** Material **

________________

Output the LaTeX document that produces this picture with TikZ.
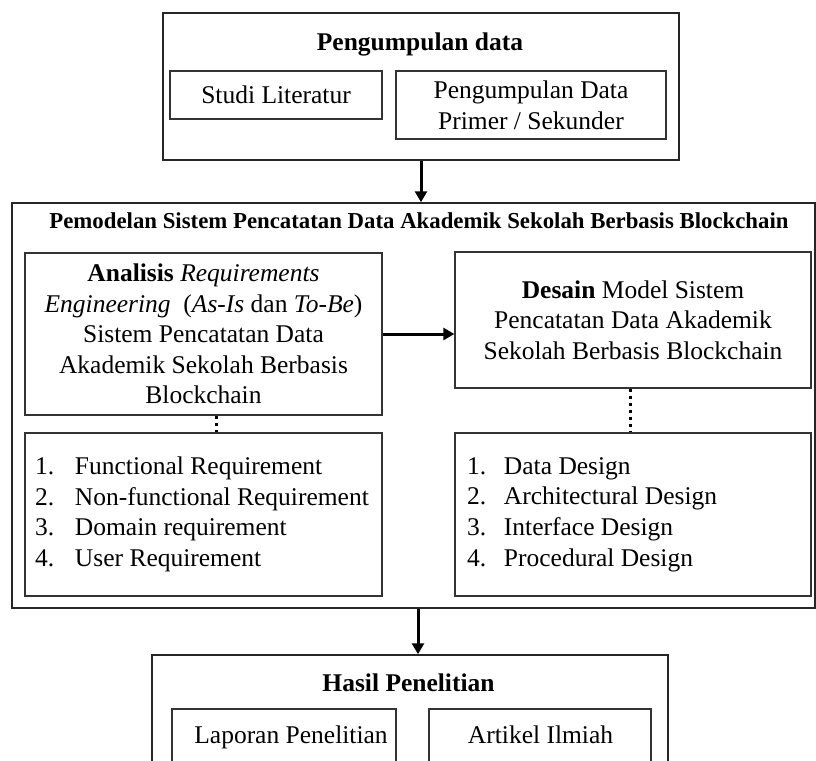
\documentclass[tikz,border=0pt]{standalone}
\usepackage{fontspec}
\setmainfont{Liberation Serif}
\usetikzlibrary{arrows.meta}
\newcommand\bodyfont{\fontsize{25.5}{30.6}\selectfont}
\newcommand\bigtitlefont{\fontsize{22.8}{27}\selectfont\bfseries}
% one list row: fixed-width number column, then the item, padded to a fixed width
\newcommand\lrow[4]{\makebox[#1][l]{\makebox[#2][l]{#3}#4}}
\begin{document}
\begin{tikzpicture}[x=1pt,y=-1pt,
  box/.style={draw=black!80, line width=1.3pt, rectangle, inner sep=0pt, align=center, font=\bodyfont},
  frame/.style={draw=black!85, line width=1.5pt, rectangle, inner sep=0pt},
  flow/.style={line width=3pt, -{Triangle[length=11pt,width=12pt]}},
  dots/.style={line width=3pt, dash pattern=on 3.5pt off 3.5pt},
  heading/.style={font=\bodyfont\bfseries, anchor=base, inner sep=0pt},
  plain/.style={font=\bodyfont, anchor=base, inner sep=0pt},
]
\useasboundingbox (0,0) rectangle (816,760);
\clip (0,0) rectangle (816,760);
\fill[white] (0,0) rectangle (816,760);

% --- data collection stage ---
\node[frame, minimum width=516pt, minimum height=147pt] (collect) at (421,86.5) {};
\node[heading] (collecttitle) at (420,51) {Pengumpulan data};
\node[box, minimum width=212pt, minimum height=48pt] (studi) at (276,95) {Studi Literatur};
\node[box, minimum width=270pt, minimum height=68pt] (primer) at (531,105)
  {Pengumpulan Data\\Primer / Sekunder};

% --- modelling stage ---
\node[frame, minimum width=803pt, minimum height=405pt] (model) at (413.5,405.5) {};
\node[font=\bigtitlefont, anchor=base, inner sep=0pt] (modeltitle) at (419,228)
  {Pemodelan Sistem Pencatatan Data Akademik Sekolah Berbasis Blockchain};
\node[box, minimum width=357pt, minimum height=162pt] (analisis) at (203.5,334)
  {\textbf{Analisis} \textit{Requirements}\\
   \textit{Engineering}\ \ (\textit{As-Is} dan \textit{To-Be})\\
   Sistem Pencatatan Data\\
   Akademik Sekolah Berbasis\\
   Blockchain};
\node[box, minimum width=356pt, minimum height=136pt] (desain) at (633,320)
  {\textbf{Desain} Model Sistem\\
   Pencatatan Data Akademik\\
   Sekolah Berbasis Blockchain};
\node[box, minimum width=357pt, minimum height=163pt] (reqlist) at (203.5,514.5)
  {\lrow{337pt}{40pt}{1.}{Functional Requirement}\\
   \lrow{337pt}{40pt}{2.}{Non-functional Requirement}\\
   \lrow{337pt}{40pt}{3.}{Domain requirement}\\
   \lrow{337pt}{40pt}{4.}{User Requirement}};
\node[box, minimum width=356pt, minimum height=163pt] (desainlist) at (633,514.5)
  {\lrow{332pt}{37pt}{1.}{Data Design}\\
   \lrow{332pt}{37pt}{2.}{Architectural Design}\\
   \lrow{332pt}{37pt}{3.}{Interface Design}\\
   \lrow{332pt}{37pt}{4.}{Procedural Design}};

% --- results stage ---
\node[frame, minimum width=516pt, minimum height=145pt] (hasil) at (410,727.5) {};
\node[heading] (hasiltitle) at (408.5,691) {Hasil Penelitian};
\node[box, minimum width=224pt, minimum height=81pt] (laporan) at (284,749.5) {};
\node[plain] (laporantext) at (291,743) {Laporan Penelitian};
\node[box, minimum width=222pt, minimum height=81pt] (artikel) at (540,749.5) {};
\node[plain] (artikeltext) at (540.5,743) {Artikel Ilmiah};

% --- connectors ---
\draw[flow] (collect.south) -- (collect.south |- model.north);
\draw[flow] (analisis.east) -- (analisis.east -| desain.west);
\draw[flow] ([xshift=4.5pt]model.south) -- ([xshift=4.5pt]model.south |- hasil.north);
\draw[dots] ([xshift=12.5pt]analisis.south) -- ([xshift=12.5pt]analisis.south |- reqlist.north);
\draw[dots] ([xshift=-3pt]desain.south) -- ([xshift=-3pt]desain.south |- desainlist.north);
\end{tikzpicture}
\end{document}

________________

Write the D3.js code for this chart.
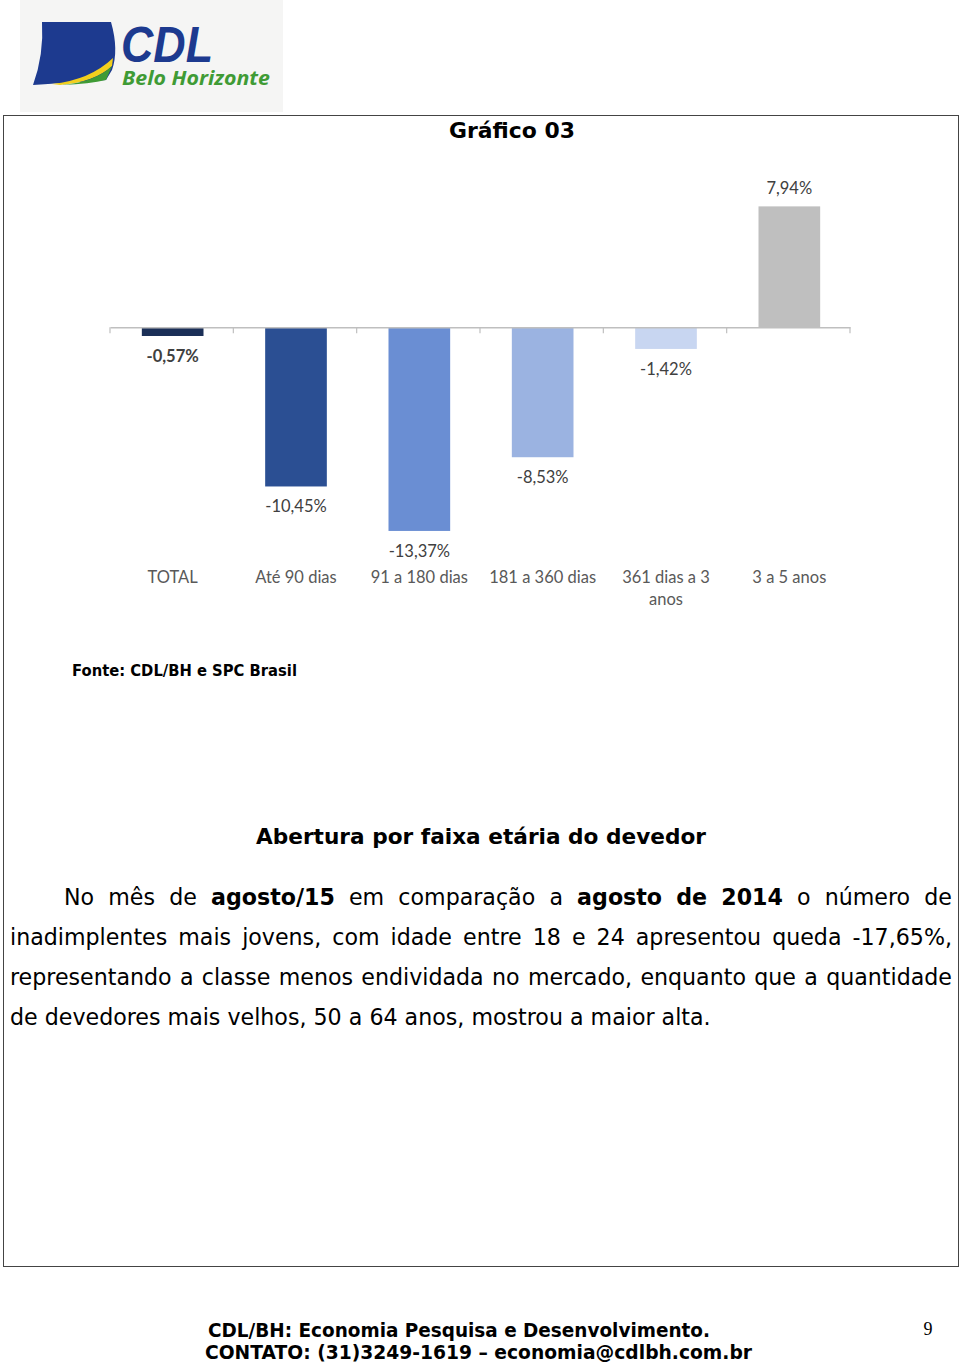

________________

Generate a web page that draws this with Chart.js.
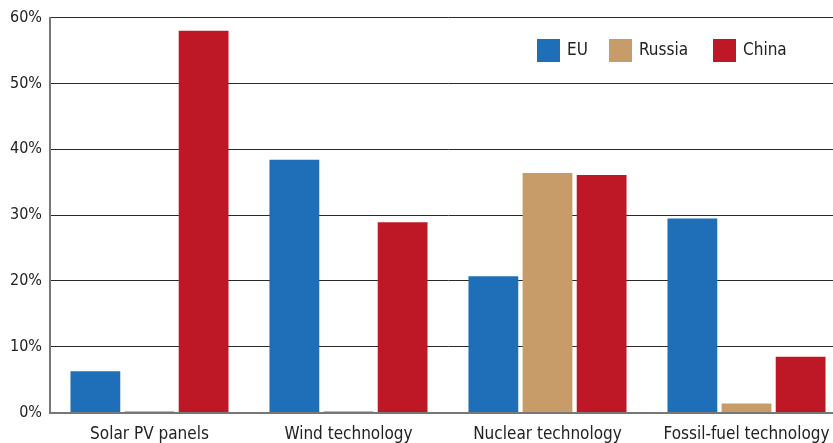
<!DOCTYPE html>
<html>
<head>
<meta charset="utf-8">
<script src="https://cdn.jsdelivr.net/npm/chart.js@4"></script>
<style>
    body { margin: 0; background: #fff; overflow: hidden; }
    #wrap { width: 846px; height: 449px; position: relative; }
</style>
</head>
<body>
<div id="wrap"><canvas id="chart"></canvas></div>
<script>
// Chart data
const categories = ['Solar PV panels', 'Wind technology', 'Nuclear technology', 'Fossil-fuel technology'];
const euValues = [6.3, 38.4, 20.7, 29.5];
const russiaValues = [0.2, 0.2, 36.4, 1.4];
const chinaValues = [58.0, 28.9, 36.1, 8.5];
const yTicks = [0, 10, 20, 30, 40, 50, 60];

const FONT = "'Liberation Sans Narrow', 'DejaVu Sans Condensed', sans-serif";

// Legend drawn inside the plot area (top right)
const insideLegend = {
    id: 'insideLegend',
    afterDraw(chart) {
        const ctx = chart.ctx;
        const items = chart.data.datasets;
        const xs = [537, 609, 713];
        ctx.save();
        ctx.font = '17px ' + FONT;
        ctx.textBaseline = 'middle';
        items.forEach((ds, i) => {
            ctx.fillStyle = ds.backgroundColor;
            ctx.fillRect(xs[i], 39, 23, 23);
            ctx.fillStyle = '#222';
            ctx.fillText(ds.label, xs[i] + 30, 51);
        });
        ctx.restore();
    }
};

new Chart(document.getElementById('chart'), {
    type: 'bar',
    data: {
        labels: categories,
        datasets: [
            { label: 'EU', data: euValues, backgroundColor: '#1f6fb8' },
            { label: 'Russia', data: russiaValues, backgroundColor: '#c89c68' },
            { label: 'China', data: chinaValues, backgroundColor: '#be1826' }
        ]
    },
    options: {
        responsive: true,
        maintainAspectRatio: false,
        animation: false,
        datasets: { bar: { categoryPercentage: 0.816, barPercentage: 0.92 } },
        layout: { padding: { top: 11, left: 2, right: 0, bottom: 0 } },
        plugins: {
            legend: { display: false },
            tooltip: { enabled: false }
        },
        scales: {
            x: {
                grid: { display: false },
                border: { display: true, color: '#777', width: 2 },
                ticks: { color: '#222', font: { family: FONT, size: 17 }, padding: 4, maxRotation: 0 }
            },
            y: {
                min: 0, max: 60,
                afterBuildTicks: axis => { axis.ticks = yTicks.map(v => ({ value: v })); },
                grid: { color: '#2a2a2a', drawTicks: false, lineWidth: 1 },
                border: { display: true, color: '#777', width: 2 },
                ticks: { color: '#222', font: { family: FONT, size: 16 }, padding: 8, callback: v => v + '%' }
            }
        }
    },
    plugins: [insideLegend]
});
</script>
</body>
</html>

________________

** What this task involves **
Find the word "with" in the entries, and copy every line it shows up in.

** Right answer **
Output the LaTeX document that produces this picture with TikZ.
Generate a web page that draws this with Chart.js.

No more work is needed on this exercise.